I wish I could say that the cast was good enough to keep things watchable, but no such luck. In fact, there are some cases when the casting actively works against the movie. Dr. Allen is such a driving force of the plot that the whole movie would have been improved if he had been played with some measure of charisma and/or morality. Instead of… well, Tim Blake Nelson. As for Reg E. Cathey, the guy might as well have been wearing a great big sign around his neck saying “I WILL DIE AND/OR TURN EVIL.” Such a waste of so much screen presence.
As for Miles Teller, Kate Mara, Michael B. Jordan, Jamie Bell, and Toby Kebbell, this material defeats all of them. None of them are good enough to redeem these underdeveloped characters, this underwritten dialogue, or the cliched nature of the second and third acts.

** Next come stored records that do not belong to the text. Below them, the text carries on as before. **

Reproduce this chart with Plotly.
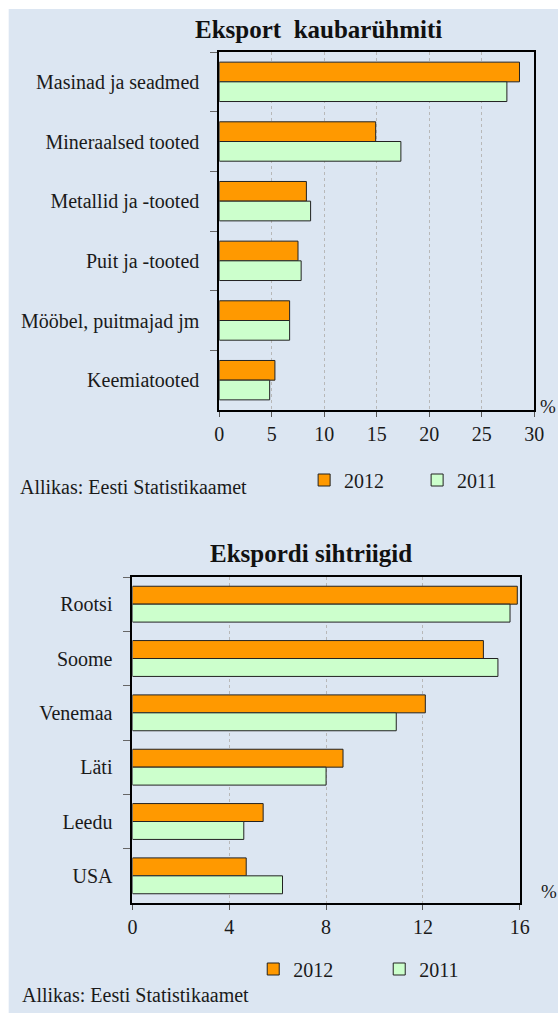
import plotly.graph_objects as go

BG = "#dce6f2"
ORANGE = "#ff9900"
GREEN = "#ccffcc"
FONT = "Liberation Serif"

# Eksport kaubarühmiti (%)
goods = ["Masinad ja seadmed", "Mineraalsed tooted", "Metallid ja -tooted",
         "Puit ja -tooted", "Mööbel, puitmajad jm", "Keemiatooted"]
goods_2012 = [28.6, 14.9, 8.3, 7.5, 6.7, 5.3]
goods_2011 = [27.4, 17.3, 8.7, 7.8, 6.7, 4.8]

# Ekspordi sihtriigid (%)
countries = ["Rootsi", "Soome", "Venemaa", "Läti", "Leedu", "USA"]
countries_2012 = [15.9, 14.5, 12.1, 8.7, 5.4, 4.7]
countries_2011 = [15.6, 15.1, 10.9, 8.0, 4.6, 6.2]

W, H = 558, 1015
# the rendered page came out slightly squeezed sideways; undo it
XOFF, XSCALE = 4.3, 0.975


def px_x(v):
    return (v - XOFF) / XSCALE / W


def px_y(v):
    return 1 - v / H


fig = go.Figure()

bar_line = dict(color="#222222", width=1)
fig.add_trace(go.Bar(x=goods_2012, y=goods, orientation="h", name="2012",
                     marker=dict(color=ORANGE, line=bar_line),
                     xaxis="x", yaxis="y", legend="legend"))
fig.add_trace(go.Bar(x=goods_2011, y=goods, orientation="h", name="2011",
                     marker=dict(color=GREEN, line=bar_line),
                     xaxis="x", yaxis="y", legend="legend"))
fig.add_trace(go.Bar(x=countries_2012, y=countries, orientation="h", name="2012",
                     marker=dict(color=ORANGE, line=bar_line),
                     xaxis="x2", yaxis="y2", legend="legend2"))
fig.add_trace(go.Bar(x=countries_2011, y=countries, orientation="h", name="2011",
                     marker=dict(color=GREEN, line=bar_line),
                     xaxis="x2", yaxis="y2", legend="legend2"))

xcommon = dict(showgrid=True, gridcolor="#b8b8b8", griddash="dot", gridwidth=1,
               showline=True, linecolor="black", linewidth=2, mirror=True,
               ticks="outside", ticklen=5, tickcolor="#555555",
               tickfont=dict(family=FONT, size=20, color="#1a1a1a"),
               zeroline=False, fixedrange=True)
ycommon = dict(type="category", autorange="reversed", showgrid=False,
               showline=True, linecolor="black", linewidth=2, mirror=True,
               ticks="outside", tickson="boundaries", ticklen=7, tickcolor="#666666",
               ticklabelstandoff=14,
               tickfont=dict(family=FONT, size=20, color="#1a1a1a"),
               fixedrange=True)

legend_common = dict(orientation="h", xanchor="left", yanchor="middle",
                     bgcolor="rgba(0,0,0,0)", borderwidth=0, itemwidth=30,
                     entrywidthmode="pixels",
                     font=dict(family=FONT, size=20, color="#1a1a1a"),
                     itemclick=False, itemdoubleclick=False)

fig.update_layout(
    width=W, height=H, autosize=False,
    margin=dict(l=0, r=0, t=0, b=0),
    paper_bgcolor="white",
    plot_bgcolor="rgba(0,0,0,0)",
    barmode="group", bargap=0.34, bargroupgap=0,
    font=dict(family=FONT, size=20, color="#1a1a1a"),
    xaxis=dict(xcommon, domain=[px_x(219), px_x(534.5)], range=[0, 30], dtick=5, anchor="y"),
    yaxis=dict(ycommon, domain=[px_y(410), px_y(52)], categoryarray=goods, anchor="x"),
    xaxis2=dict(xcommon, domain=[px_x(132), px_x(520)], range=[0, 16], dtick=4, anchor="y2"),
    yaxis2=dict(ycommon, domain=[px_y(903), px_y(577)], categoryarray=countries, anchor="x2"),
    legend=dict(legend_common, x=px_x(304), y=px_y(480), entrywidth=68),
    legend2=dict(legend_common, x=px_x(253), y=px_y(969), entrywidth=81),
    shapes=[dict(type="rect", xref="paper", yref="paper",
                 x0=px_x(8), x1=1.05, y0=px_y(1013), y1=px_y(9),
                 fillcolor=BG, line=dict(width=0), layer="below")],
    annotations=[
        dict(text="<b>Eksport\u00a0 kaubarühmiti</b>", x=px_x(318), y=px_y(29),
             xref="paper", yref="paper", xanchor="center", yanchor="middle",
             showarrow=False, font=dict(family=FONT, size=25, color="#111111")),
        dict(text="<b>Ekspordi sihtriigid</b>", x=px_x(311), y=px_y(553),
             xref="paper", yref="paper", xanchor="center", yanchor="middle",
             showarrow=False, font=dict(family=FONT, size=25, color="#111111")),
        dict(text="Allikas: Eesti Statistikaamet", x=px_x(17), y=px_y(487),
             xref="paper", yref="paper", xanchor="left", yanchor="middle",
             showarrow=False, font=dict(family=FONT, size=20, color="#1a1a1a")),
        dict(text="Allikas: Eesti Statistikaamet", x=px_x(19), y=px_y(995),
             xref="paper", yref="paper", xanchor="left", yanchor="middle",
             showarrow=False, font=dict(family=FONT, size=20, color="#1a1a1a")),
        dict(text="%", x=px_x(548), y=px_y(406), xref="paper", yref="paper",
             xanchor="center", yanchor="middle", showarrow=False,
             font=dict(family=FONT, size=19, color="#1a1a1a")),
        dict(text="%", x=px_x(549), y=px_y(891), xref="paper", yref="paper",
             xanchor="center", yanchor="middle", showarrow=False,
             font=dict(family=FONT, size=19, color="#1a1a1a")),
    ],
)

# drop the default page margin and scrollbars so the figure fills the window
fig.write_html(
    "out.html",
    config={"responsive": False, "displayModeBar": False},
    post_script=(
        "document.body.style.margin='0';"
        "document.body.style.overflow='hidden';"
        "document.documentElement.style.overflow='hidden';"
    ),
)
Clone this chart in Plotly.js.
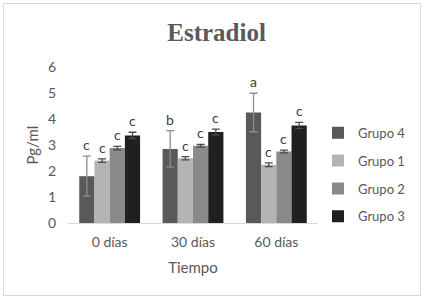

It’s tempting to think that the sequel will be better now that all the heavy lifting of the origin is over and done with, but come on. I think we all know better by now. This is a movie made for the sole purpose of getting us good and hyped for the sequel. Which means that if the sequel gets made, it will be made for the sole purpose of getting us hyped for the third film. Same for the one after that and the one after that. That’s how it was with Star Trek (2009), that’s how it was with The Amazing Spider-Man, and that’s how it’s going to be here.
Fantastic Four (2015) starts out with such a promising first act that I was genuinely upset to see the movie fall apart. There’s absolutely no reason why we couldn’t have a superhero movie built on the message of inspiring creativity and scientific thought (see: Big Hero 6). Instead, the movie is content to throw all of that away in favor of a plodding second act and a third act loaded down with cliches. It’s upsetting to think that Fox had something genuinely good on their hands, a film that could have brought new energy and new ideas to this crowded genre, but someone behind the scenes just had to be lazy and let it slip away.
As it is, the film doesn’t have nearly enough action to work as a superhero popcorn flick, and it’s too stupid to work as an uplifting tribute to science. It’s very clearly a film made by committee, put together with so many conflicting intentions that the final product inevitably implodes. Though it isn’t the worst movie I’ve ever seen, it’s still a bad movie.
The sole good news in all of this is that if a sequel comes, it won’t be for a very long time. For those who aren’t aware, this movie was first announced SIX FUCKING YEARS before its release this weekend. That’s longer than it took Sony to make their last two Spider-Man films, and longer than it took for Marvel to crank out their entire Phase II slate.
Fox is determined to keep hold of these characters for as long as possible. Let ’em. It won’t do them any good, and I doubt it would do any good for Marvel at this point, either.